AIM OF THE TASK
Copy out the data below from the line containing "Clone this chart in seaborn and matplotlib." to the line containing "axB = fig.add_axes([590", both lines included, with all images left out.

WORKING DATA
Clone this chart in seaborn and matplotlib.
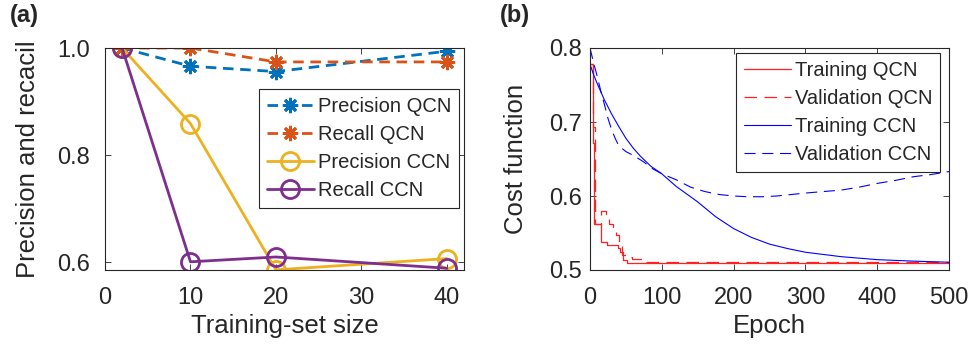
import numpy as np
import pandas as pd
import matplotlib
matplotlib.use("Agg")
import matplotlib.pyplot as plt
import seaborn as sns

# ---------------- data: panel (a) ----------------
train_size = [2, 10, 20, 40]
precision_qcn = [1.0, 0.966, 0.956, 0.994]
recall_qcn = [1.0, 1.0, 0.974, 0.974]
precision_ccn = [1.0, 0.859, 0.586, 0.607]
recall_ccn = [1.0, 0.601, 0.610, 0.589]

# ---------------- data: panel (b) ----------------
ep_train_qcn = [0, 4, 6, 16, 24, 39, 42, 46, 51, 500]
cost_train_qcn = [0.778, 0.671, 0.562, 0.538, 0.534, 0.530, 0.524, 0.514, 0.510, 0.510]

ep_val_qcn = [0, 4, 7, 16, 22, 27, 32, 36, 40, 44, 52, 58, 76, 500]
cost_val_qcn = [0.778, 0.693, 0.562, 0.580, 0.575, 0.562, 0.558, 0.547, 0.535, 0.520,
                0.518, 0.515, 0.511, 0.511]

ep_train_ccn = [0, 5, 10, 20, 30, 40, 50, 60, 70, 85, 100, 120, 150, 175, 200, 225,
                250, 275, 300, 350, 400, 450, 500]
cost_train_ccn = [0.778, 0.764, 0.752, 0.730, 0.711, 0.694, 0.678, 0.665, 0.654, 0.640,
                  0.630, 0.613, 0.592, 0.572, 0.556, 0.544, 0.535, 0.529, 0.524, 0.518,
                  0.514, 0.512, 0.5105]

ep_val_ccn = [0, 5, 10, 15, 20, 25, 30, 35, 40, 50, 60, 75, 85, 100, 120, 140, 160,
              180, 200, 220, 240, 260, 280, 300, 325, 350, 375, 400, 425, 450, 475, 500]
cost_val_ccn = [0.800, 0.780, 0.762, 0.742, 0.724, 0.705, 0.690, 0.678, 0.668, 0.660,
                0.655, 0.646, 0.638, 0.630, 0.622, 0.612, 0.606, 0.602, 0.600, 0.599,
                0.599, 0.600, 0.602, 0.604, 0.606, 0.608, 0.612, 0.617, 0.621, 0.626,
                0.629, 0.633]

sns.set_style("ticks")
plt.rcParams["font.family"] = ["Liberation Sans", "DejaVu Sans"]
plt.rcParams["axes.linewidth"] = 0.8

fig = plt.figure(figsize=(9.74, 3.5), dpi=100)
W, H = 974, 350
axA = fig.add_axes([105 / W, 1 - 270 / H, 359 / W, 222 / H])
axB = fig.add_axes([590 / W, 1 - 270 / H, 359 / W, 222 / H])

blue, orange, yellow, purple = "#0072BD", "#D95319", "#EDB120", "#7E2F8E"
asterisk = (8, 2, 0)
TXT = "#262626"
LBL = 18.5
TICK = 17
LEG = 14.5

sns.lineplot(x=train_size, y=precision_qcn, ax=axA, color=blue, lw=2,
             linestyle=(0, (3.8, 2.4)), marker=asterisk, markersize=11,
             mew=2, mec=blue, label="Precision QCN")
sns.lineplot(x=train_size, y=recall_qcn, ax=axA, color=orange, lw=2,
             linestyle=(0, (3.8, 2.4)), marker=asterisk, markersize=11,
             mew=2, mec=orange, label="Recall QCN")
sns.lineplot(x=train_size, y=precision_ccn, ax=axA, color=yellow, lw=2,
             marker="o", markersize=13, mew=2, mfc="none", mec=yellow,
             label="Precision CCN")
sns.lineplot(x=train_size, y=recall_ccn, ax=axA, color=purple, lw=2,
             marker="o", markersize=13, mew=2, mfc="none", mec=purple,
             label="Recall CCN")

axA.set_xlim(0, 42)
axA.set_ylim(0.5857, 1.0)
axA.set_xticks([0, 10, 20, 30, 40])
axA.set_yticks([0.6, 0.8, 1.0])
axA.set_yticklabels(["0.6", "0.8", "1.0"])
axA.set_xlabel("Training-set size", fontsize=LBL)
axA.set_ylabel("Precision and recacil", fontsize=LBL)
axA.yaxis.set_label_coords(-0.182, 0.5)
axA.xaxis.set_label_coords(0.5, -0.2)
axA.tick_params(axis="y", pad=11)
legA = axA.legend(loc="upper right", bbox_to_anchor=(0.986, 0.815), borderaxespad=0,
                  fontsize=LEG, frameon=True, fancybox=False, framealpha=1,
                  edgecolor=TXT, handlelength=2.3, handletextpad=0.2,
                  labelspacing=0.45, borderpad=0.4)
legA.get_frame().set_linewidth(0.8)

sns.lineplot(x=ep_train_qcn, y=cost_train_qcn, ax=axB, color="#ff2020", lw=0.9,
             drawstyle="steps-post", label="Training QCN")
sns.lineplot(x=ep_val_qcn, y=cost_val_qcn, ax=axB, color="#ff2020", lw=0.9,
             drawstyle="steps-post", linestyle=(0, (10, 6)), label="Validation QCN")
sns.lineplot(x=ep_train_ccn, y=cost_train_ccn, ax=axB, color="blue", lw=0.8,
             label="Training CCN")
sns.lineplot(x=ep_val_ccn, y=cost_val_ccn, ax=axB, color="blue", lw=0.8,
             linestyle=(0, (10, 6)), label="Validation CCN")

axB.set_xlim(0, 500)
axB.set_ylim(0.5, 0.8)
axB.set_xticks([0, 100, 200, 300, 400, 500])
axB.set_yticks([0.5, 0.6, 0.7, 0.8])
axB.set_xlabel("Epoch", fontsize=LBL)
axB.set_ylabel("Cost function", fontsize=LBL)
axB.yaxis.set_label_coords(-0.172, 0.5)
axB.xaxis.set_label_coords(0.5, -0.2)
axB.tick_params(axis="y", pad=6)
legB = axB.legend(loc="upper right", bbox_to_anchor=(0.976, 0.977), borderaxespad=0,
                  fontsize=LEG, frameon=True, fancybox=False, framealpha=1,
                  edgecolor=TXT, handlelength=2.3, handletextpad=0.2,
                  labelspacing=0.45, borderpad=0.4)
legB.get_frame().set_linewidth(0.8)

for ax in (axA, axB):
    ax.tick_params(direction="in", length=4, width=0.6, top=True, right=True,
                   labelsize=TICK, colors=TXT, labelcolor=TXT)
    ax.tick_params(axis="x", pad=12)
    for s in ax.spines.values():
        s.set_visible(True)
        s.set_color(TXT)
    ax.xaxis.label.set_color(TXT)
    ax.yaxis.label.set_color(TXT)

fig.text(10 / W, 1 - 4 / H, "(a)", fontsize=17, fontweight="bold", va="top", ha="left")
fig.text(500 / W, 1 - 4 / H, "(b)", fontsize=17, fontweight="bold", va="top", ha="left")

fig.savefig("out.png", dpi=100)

---

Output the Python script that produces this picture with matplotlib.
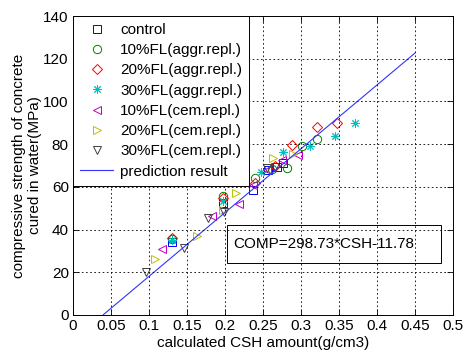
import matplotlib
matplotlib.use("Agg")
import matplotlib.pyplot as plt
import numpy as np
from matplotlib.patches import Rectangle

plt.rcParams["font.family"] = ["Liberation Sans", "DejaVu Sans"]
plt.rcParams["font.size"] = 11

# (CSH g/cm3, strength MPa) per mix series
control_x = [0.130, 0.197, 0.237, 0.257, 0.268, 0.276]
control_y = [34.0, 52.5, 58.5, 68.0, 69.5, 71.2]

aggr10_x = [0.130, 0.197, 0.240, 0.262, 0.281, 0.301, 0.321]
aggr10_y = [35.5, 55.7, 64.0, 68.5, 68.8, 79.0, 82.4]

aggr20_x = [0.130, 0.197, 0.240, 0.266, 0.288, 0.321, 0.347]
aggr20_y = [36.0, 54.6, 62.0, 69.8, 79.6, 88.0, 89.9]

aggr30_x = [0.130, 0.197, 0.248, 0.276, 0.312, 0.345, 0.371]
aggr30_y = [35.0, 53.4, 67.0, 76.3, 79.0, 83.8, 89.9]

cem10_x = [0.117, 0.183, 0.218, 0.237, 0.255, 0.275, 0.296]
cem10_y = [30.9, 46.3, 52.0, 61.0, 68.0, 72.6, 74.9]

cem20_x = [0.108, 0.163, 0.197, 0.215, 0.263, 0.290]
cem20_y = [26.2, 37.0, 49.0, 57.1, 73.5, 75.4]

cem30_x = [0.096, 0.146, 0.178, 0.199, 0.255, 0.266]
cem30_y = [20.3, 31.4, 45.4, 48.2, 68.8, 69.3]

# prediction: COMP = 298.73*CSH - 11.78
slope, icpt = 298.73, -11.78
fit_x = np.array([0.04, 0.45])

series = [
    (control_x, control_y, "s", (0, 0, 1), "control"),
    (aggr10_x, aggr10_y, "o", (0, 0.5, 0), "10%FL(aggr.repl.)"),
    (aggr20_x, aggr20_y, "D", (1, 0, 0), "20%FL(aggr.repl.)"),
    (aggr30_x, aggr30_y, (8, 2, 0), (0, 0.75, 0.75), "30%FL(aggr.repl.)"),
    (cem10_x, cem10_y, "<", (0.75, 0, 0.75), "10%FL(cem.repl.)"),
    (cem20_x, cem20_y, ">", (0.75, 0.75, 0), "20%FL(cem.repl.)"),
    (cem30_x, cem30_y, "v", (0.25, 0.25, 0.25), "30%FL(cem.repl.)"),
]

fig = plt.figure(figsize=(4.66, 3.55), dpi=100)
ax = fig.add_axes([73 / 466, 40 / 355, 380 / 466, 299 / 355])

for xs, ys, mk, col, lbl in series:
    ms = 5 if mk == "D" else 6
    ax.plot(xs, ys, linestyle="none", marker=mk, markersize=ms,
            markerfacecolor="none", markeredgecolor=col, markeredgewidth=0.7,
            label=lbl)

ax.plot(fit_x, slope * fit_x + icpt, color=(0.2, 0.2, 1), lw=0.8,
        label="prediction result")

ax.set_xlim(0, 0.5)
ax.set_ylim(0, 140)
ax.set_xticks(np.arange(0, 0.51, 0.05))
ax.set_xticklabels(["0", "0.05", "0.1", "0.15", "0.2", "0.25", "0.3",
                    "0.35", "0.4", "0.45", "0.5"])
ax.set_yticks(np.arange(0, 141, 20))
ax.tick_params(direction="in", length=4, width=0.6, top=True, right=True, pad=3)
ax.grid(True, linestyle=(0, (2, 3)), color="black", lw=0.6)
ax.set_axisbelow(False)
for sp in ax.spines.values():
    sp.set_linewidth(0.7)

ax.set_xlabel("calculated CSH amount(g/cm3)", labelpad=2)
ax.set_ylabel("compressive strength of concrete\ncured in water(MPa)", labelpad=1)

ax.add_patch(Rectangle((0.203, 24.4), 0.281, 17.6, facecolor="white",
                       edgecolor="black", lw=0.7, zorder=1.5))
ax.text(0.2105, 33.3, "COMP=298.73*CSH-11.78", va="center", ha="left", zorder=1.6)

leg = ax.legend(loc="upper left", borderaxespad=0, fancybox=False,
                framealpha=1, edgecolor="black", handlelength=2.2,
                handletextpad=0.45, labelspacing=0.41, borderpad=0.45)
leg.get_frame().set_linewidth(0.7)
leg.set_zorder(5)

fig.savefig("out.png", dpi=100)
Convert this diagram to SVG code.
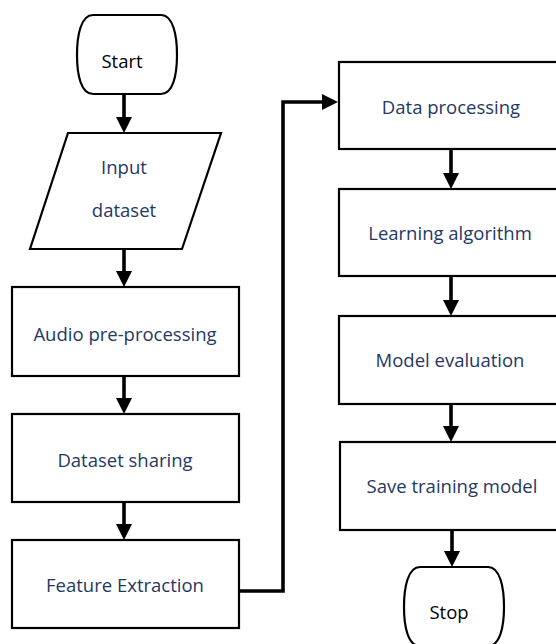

OUTPUT OF THE EXERCISE
Clone this chart in seaborn and matplotlib.
import numpy as np
import pandas as pd
import matplotlib
matplotlib.use("Agg")
import matplotlib.pyplot as plt
import seaborn as sns

# ---------------- data: panel (a) ----------------
train_size = [2, 10, 20, 40]
precision_qcn = [1.0, 0.966, 0.956, 0.994]
recall_qcn = [1.0, 1.0, 0.974, 0.974]
precision_ccn = [1.0, 0.859, 0.586, 0.607]
recall_ccn = [1.0, 0.601, 0.610, 0.589]

# ---------------- data: panel (b) ----------------
ep_train_qcn = [0, 4, 6, 16, 24, 39, 42, 46, 51, 500]
cost_train_qcn = [0.778, 0.671, 0.562, 0.538, 0.534, 0.530, 0.524, 0.514, 0.510, 0.510]

ep_val_qcn = [0, 4, 7, 16, 22, 27, 32, 36, 40, 44, 52, 58, 76, 500]
cost_val_qcn = [0.778, 0.693, 0.562, 0.580, 0.575, 0.562, 0.558, 0.547, 0.535, 0.520,
                0.518, 0.515, 0.511, 0.511]

ep_train_ccn = [0, 5, 10, 20, 30, 40, 50, 60, 70, 85, 100, 120, 150, 175, 200, 225,
                250, 275, 300, 350, 400, 450, 500]
cost_train_ccn = [0.778, 0.764, 0.752, 0.730, 0.711, 0.694, 0.678, 0.665, 0.654, 0.640,
                  0.630, 0.613, 0.592, 0.572, 0.556, 0.544, 0.535, 0.529, 0.524, 0.518,
                  0.514, 0.512, 0.5105]

ep_val_ccn = [0, 5, 10, 15, 20, 25, 30, 35, 40, 50, 60, 75, 85, 100, 120, 140, 160,
              180, 200, 220, 240, 260, 280, 300, 325, 350, 375, 400, 425, 450, 475, 500]
cost_val_ccn = [0.800, 0.780, 0.762, 0.742, 0.724, 0.705, 0.690, 0.678, 0.668, 0.660,
                0.655, 0.646, 0.638, 0.630, 0.622, 0.612, 0.606, 0.602, 0.600, 0.599,
                0.599, 0.600, 0.602, 0.604, 0.606, 0.608, 0.612, 0.617, 0.621, 0.626,
                0.629, 0.633]

sns.set_style("ticks")
plt.rcParams["font.family"] = ["Liberation Sans", "DejaVu Sans"]
plt.rcParams["axes.linewidth"] = 0.8

fig = plt.figure(figsize=(9.74, 3.5), dpi=100)
W, H = 974, 350
axA = fig.add_axes([105 / W, 1 - 270 / H, 359 / W, 222 / H])
axB = fig.add_axes([590 / W, 1 - 270 / H, 359 / W, 222 / H])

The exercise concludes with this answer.